## BEGIN Given data

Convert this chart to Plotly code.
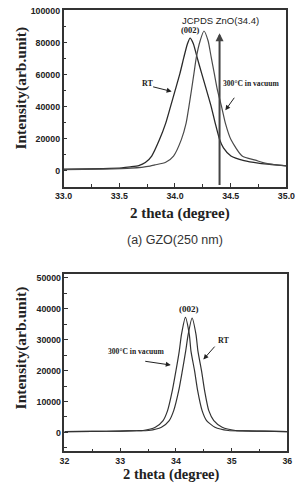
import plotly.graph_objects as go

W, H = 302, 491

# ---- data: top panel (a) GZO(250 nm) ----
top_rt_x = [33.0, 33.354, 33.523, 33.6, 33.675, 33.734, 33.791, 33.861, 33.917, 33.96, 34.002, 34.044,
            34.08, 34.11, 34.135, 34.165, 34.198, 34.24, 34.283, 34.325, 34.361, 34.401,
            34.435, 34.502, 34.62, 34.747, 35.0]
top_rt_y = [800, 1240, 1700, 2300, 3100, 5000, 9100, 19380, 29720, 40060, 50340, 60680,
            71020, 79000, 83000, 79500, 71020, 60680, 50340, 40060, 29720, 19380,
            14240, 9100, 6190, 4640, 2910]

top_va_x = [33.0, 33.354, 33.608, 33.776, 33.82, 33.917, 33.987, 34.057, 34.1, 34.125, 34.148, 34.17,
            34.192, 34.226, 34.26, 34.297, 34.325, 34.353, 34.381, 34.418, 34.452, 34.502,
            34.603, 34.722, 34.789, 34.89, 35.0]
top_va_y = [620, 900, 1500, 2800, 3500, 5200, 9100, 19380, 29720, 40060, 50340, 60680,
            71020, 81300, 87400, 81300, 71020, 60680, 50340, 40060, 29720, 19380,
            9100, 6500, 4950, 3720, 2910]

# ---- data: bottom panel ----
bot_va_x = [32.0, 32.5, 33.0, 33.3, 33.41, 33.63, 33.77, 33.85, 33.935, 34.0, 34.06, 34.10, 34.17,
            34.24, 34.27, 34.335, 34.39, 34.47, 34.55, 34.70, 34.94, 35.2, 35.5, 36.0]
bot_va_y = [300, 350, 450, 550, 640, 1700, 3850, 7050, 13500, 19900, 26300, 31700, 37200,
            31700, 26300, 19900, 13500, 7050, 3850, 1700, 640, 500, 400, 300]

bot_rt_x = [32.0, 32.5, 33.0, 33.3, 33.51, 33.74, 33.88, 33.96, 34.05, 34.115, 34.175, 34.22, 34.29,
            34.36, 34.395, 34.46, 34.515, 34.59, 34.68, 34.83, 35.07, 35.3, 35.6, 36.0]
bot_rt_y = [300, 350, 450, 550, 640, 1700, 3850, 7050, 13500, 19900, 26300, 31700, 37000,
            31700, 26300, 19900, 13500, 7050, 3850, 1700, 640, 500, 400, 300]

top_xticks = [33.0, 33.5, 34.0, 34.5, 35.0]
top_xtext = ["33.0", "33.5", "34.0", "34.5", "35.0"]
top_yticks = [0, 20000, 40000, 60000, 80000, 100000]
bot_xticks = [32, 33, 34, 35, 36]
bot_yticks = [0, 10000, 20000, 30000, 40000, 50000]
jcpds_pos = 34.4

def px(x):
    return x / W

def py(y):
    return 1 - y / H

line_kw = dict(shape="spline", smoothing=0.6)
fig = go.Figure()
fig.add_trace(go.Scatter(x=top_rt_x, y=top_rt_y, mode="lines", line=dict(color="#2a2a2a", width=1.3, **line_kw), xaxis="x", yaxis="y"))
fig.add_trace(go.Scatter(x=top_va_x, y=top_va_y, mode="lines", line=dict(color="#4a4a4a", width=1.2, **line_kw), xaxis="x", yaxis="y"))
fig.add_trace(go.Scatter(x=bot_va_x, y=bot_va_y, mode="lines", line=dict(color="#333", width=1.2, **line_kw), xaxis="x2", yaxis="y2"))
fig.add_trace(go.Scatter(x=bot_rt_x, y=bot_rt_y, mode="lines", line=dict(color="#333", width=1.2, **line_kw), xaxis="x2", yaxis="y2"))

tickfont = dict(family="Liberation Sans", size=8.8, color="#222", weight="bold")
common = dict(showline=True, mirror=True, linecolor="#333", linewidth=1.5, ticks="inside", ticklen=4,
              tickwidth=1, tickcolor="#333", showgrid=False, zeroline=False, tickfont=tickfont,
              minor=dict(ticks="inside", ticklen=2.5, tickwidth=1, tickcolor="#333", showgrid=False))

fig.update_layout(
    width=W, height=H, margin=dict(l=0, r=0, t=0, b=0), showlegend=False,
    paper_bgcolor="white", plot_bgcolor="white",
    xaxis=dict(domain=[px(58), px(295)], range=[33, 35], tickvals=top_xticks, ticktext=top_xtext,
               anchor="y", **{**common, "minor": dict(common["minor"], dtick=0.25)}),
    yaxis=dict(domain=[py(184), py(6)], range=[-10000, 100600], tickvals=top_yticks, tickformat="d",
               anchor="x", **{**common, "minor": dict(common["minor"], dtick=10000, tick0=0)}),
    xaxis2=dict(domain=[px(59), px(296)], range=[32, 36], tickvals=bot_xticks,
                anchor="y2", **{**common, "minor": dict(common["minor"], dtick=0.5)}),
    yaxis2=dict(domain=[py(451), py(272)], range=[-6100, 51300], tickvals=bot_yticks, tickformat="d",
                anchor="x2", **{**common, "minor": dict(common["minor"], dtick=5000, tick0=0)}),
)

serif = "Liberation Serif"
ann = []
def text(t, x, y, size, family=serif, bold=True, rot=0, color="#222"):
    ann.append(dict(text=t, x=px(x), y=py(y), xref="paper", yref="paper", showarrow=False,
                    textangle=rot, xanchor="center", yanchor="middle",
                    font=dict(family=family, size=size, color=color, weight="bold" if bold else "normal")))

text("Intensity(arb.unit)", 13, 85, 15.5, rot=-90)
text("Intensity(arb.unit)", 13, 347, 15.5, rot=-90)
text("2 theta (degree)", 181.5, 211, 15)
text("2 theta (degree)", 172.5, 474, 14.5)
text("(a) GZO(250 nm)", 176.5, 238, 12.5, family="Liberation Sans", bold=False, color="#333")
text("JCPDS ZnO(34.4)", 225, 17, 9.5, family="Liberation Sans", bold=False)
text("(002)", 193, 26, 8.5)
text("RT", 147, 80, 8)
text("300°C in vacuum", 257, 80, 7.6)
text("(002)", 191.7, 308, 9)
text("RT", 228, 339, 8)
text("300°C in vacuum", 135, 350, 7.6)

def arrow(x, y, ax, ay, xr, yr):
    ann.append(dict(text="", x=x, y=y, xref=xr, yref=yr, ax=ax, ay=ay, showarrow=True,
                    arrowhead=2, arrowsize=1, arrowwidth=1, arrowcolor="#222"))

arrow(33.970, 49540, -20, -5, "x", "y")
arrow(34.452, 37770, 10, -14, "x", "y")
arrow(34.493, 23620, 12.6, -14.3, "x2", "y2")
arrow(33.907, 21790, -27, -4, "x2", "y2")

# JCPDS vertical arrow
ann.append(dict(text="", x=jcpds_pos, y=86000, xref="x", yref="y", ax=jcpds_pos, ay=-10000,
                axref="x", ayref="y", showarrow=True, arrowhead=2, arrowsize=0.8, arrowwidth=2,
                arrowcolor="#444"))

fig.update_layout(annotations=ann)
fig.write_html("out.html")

## END Given data

Instructions for the task: Repeat only the lines between the start of the data and the line with "14240, 9100, 6190, 4640, 2910]", including those two lines, and skip the pictures.

The solution:
Convert this chart to Plotly code.
import plotly.graph_objects as go

W, H = 302, 491

# ---- data: top panel (a) GZO(250 nm) ----
top_rt_x = [33.0, 33.354, 33.523, 33.6, 33.675, 33.734, 33.791, 33.861, 33.917, 33.96, 34.002, 34.044,
            34.08, 34.11, 34.135, 34.165, 34.198, 34.24, 34.283, 34.325, 34.361, 34.401,
            34.435, 34.502, 34.62, 34.747, 35.0]
top_rt_y = [800, 1240, 1700, 2300, 3100, 5000, 9100, 19380, 29720, 40060, 50340, 60680,
            71020, 79000, 83000, 79500, 71020, 60680, 50340, 40060, 29720, 19380,
            14240, 9100, 6190, 4640, 2910]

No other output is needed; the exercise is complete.